According to the documentation it does, and Andrew had this working on Windows
in an earlier version of the patch. I need to get a proper Windows env for
testing/dev up and running as mine has bitrotted to nothingness.

> / EXEC_BACKEND?

That's a good point, maybe we need to do a SSL_ConfigServerSessionIDCache
rather than the MP version for EXEC_BACKEND? Not sure.

>> + * The below parameters are what the implicit initialization would've done
>> + * for us, and should work even for older versions where it might not be
>> + * done automatically. The last parameter, maxPTDs, is set to various
>> + * values in other codebases, but has been unused since NSPR 2.1 which was
>> + * released sometime in 1998.
>> + */
>> + PR_Init(PR_USER_THREAD, PR_PRIORITY_NORMAL, 0 /* maxPTDs */ );
>
> https://developer.mozilla.org/en-US/docs/Mozilla/Projects/NSPR/Reference/PR_Init
> says that currently all parameters are ignored?

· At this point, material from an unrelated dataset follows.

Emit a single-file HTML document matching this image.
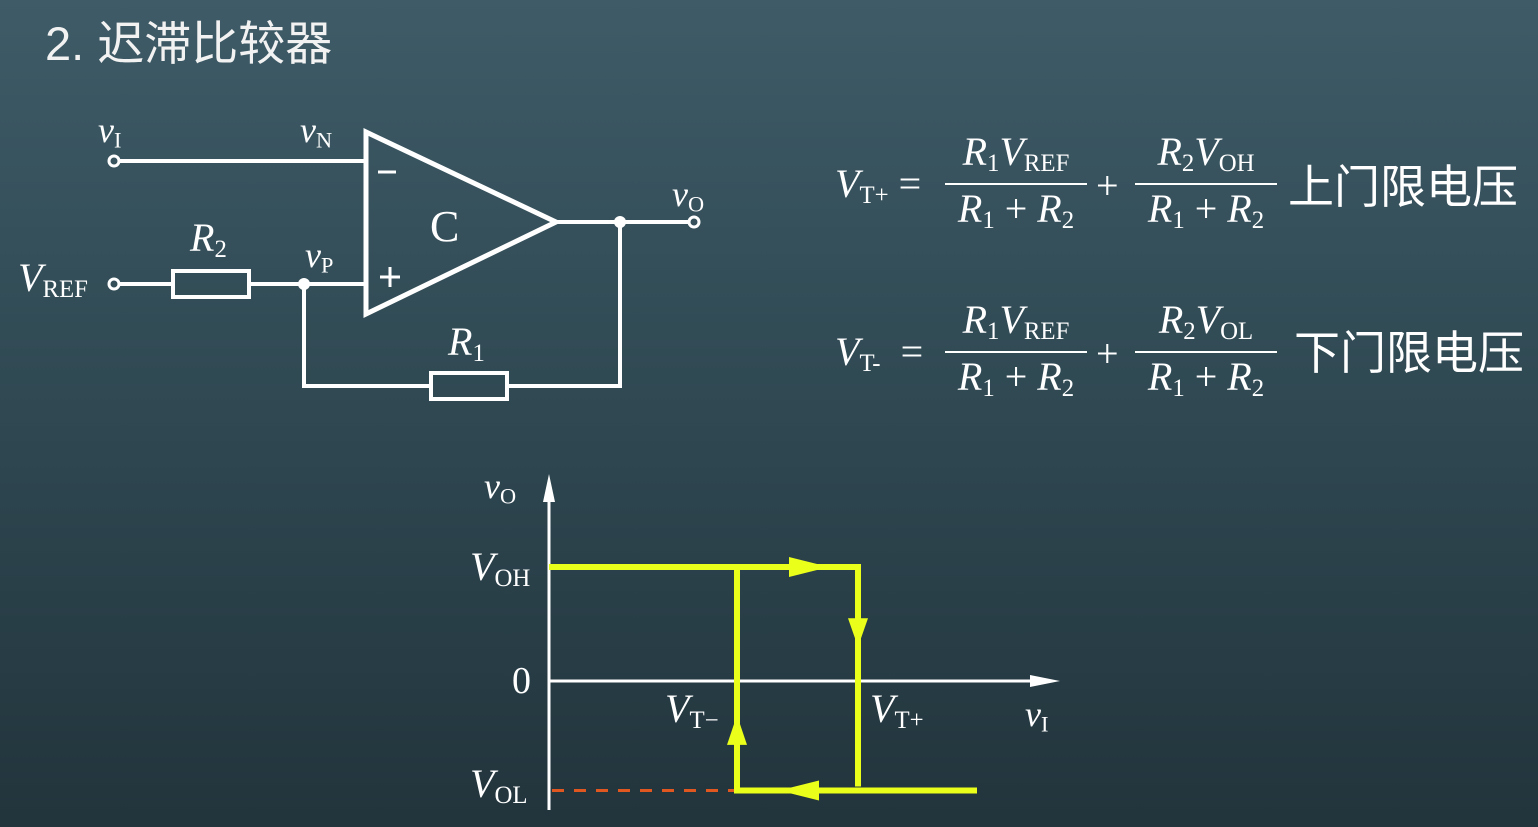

Right, my comment didn't reflect that they're all dead these days, only that
one of them has been unused since RUN DMC topped the charts with "It's like
that". Comment updated.

>> + /*
>> + * Import the already opened socket as we don't want to use NSPR functions
>> + * for opening the network socket due to how the PostgreSQL protocol works
>> + * with TLS connections. This function is not part of the NSPR public API,
>> + * see the comment at the top of the file for the rationale of still using
>> + * it.
>> + */
>> + pr_fd = PR_ImportTCPSocket(port->sock);
>> + if (!pr_fd)
>> + ereport(ERROR,
>> + (errmsg("unable to connect to socket")));
>
> I don't see the comment you're referring to?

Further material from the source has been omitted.